COVID-19 has been devastating the world since the end of 2019 and has continued to play a significant role in major national and worldwide events, and consequently, the news. In its wake, it has left no life unaffected. Having earned the world's attention, social media platforms have served as a vehicle for the global conversation about COVID-19. In particular, many people have used these sites in order to express their feelings, experiences, and observations about the pandemic. We provide a multi-faceted analysis of critical properties exhibited by these conversations on social media regarding the novel coronavirus pandemic. We present a framework for analysis, mining, and tracking the critical content and characteristics of social media conversations around the pandemic. Focusing on Twitter and Reddit, we have gathered a large-scale dataset on COVID-19 social media conversations. Our analyses cover tracking potential reports on virus acquisition, symptoms, conversation topics, and language complexity measures through time and by region across the United States. We also present a BERT-based model for recognizing instances of hateful tweets in COVID-19 conversations, which achieves a lower error-rate than the state-of-the-art performance. Our results provide empirical validation for the effectiveness of our proposed framework and further demonstrate that social media data can be efficiently leveraged to provide public health experts with inexpensive but thorough insight over the course of an outbreak.

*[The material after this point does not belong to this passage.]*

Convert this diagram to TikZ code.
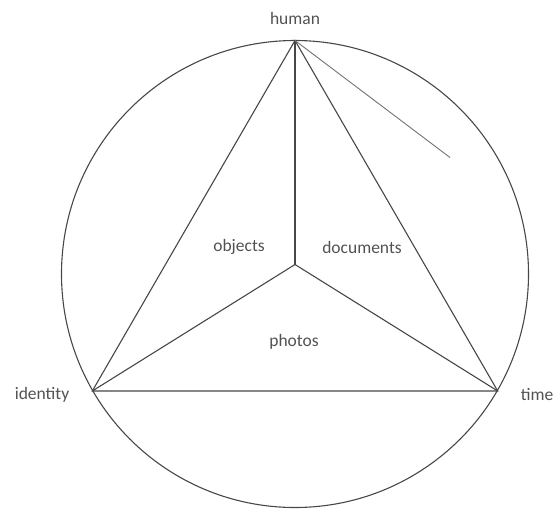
\documentclass[tikz,border=0pt]{standalone}
\usepackage{fontspec}
\setmainfont{Carlito}
\begin{document}
\begin{tikzpicture}[x=1pt,y=-1pt,
  edge/.style={draw=black!72, line width=1.1pt},
  lbl/.style={text=black!68, font=\fontsize{17.5}{20}\selectfont, inner sep=0pt}]
\useasboundingbox (0,0) rectangle (553,509);
\coordinate (c) at (295,274);
\coordinate (h) at (295,40.5);
\coordinate (i) at (92.3,391);
\coordinate (t) at (497.7,391);
\coordinate (m) at (295,264.5);
\coordinate (s) at (450,157.5);
\draw[edge] (c) circle (233.5);
\draw[edge] (h) -- (i) -- (t) -- cycle;
\draw[edge] (h) -- (m);
\draw[edge] (m) -- (i);
\draw[edge] (m) -- (t);
\draw[draw=black!55, line width=0.9pt] (h) -- (s);
\node[lbl] (nh) at (295,18) {human};
\node[lbl] (ni) at (42,395) {identity};
\node[lbl] (nt) at (537,395) {time};
\node[lbl] (no) at (239,247) {objects};
\node[lbl] (nd) at (362,247) {documents};
\node[lbl] (np) at (294,342) {photos};
\end{tikzpicture}
\end{document}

Statistical Analytics and Regional Representation Learning for COVID-19 Pandemic Understanding

This paper processes and combines an extensive collection of publicly available datasets to provide a unified information source for representing geographical regions with regards to their pandemic-related behavior. The features are grouped into various categories to account for their impact based on the higher-level concepts associated with them. This work uses several correlation analysis techniques to observe value and order relationships between features, feature groups, and COVID-19 occurrences. Dimensionality reduction techniques and projection methodologies are used to elaborate on individual and group importance of these representative features. In addition, a specific RNN-based inference pipeline called DoubleWindowLSTM-CP is designed in this work for predictive event modeling, thus utilizing sequential patterns as well as enabling concise record representation.